Leave out the pictures and set down exactly the lines from the start of the listing through the one with "fontsize=11.5, color=text_col, labelpad=3)", both included.

══ INFORMATION PROVIDED ══

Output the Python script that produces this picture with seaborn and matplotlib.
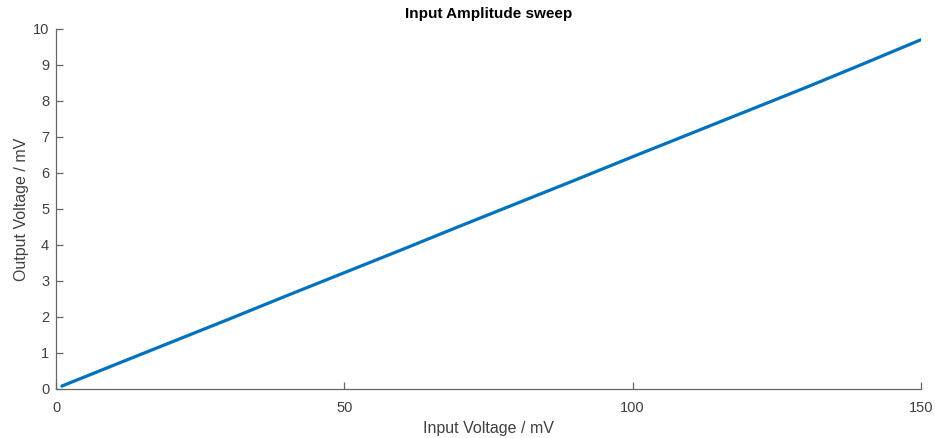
import matplotlib
matplotlib.use("Agg")
import matplotlib.pyplot as plt
import seaborn as sns
import pandas as pd

# Amplitude sweep measurements
input_mv = [1, 10, 20, 30, 40, 50, 60, 70, 80, 90, 100, 110, 120, 130, 140, 150]
output_mv = [0.08, 0.66, 1.30, 1.94, 2.59, 3.23, 3.87, 4.52, 5.16, 5.80,
             6.45, 7.09, 7.73, 8.37, 9.03, 9.70]

x_ticks = [0, 50, 100, 150]
y_ticks = list(range(0, 11))

sns.set_theme(style="ticks")
plt.rcParams["font.family"] = ["Liberation Sans", "DejaVu Sans"]
plt.rcParams["xtick.direction"] = "in"
plt.rcParams["ytick.direction"] = "in"

df = pd.DataFrame({"Input": input_mv, "Output": output_mv})

fig = plt.figure(figsize=(9.35, 4.38), dpi=100)
ax = fig.add_axes([0.060, 0.112, 0.925, 0.822])

sns.lineplot(data=df, x="Input", y="Output", ax=ax, color="#0072BD",
             linewidth=2.3, estimator=None, sort=False)

ax.set_xlim(0, 150)
ax.set_ylim(0, 10)
ax.set_xticks(x_ticks)
ax.set_yticks(y_ticks)

text_col = "#404040"
ax.set_title("Input Amplitude sweep", fontsize=11, fontweight="bold",
             color="black", pad=8)
ax.set_xlabel("Input Voltage / mV", fontsize=11.5, color=text_col, labelpad=4)
ax.set_ylabel("Output Voltage / mV", fontsize=11.5, color=text_col, labelpad=3)

for side in ("top", "right"):
    ax.spines[side].set_visible(False)
for side in ("left", "bottom"):
    ax.spines[side].set_color("#666666")
    ax.spines[side].set_linewidth(0.9)

ax.tick_params(axis="both", direction="in", length=5, width=0.9,
               colors="#666666", labelcolor=text_col, labelsize=10.5)
ax.tick_params(axis="x", pad=9)
ax.tick_params(axis="y", pad=5)

fig.savefig("out.png", dpi=100, facecolor="white")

═══

| THE RESULT |
Output the Python script that produces this picture with seaborn and matplotlib.
import matplotlib
matplotlib.use("Agg")
import matplotlib.pyplot as plt
import seaborn as sns
import pandas as pd

# Amplitude sweep measurements
input_mv = [1, 10, 20, 30, 40, 50, 60, 70, 80, 90, 100, 110, 120, 130, 140, 150]
output_mv = [0.08, 0.66, 1.30, 1.94, 2.59, 3.23, 3.87, 4.52, 5.16, 5.80,
             6.45, 7.09, 7.73, 8.37, 9.03, 9.70]

x_ticks = [0, 50, 100, 150]
y_ticks = list(range(0, 11))

sns.set_theme(style="ticks")
plt.rcParams["font.family"] = ["Liberation Sans", "DejaVu Sans"]
plt.rcParams["xtick.direction"] = "in"
plt.rcParams["ytick.direction"] = "in"

df = pd.DataFrame({"Input": input_mv, "Output": output_mv})

fig = plt.figure(figsize=(9.35, 4.38), dpi=100)
ax = fig.add_axes([0.060, 0.112, 0.925, 0.822])

sns.lineplot(data=df, x="Input", y="Output", ax=ax, color="#0072BD",
             linewidth=2.3, estimator=None, sort=False)

ax.set_xlim(0, 150)
ax.set_ylim(0, 10)
ax.set_xticks(x_ticks)
ax.set_yticks(y_ticks)

text_col = "#404040"
ax.set_title("Input Amplitude sweep", fontsize=11, fontweight="bold",
             color="black", pad=8)
ax.set_xlabel("Input Voltage / mV", fontsize=11.5, color=text_col, labelpad=4)
ax.set_ylabel("Output Voltage / mV", fontsize=11.5, color=text_col, labelpad=3)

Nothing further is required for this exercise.